# Merckx Elite help!



## Debaser (Jun 17, 2004)

I just picked up a Merckx Elite frame (the geared one, not the track bike), and I'm anxious to get it built up. Does anyone have the specs on this frame? BB size, seatpost, front der diameter? 

Thanks for the help!


----------



## tarwheel (May 22, 2004)

*merckx*



Debaser said:


> I just picked up a Merckx Elite frame (the geared one, not the track bike), and I'm anxious to get it built up. Does anyone have the specs on this frame? BB size, seatpost, front der diameter?
> 
> Thanks for the help!


All Merckx frames use Italian threaded bottom brackets, not English. Seatpost size is 27.2. I believe the front derailleur is clamp-on, so the size shouldn't matter.

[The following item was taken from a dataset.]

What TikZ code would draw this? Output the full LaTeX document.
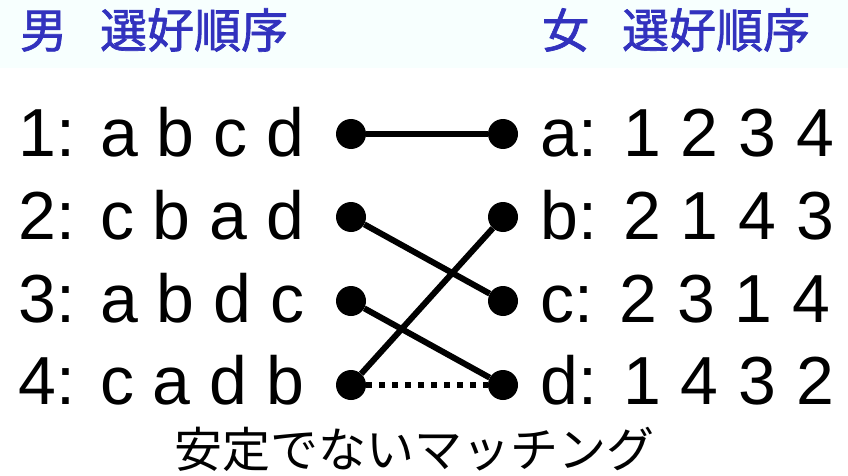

For questions about Merckx frames in general, contact www.gitabikes.com. They are the US importer/distributor and are good about answering questions.


----------



## Debaser (Jun 17, 2004)

tarwheel said:


> All Merckx frames use Italian threaded bottom brackets, not English. Seatpost size is 27.2. I believe the front derailleur is clamp-on, so the size shouldn't matter.
> 
> For questions about Merckx frames in general, contact www.gitabikes.com. They are the US importer/distributor and are good about answering questions.


Thanks. Shot them an email and already have my response. Gotta love good cs.


----------



## haiku d'etat (Apr 28, 2001)

*correctamundo*

i have a merckx elite (last year they were made) and your specs are spot-on.

nice bike, noodly front-end. good sprinter for those without a large upper body.

enjoy. it's a beuty.


----------



## Debaser (Jun 17, 2004)

It was one of those deals I couldn't pass up. My current bike is about 7 years old, so I was due. I hope I dig it, and if not, well, watch the classifieds!


----------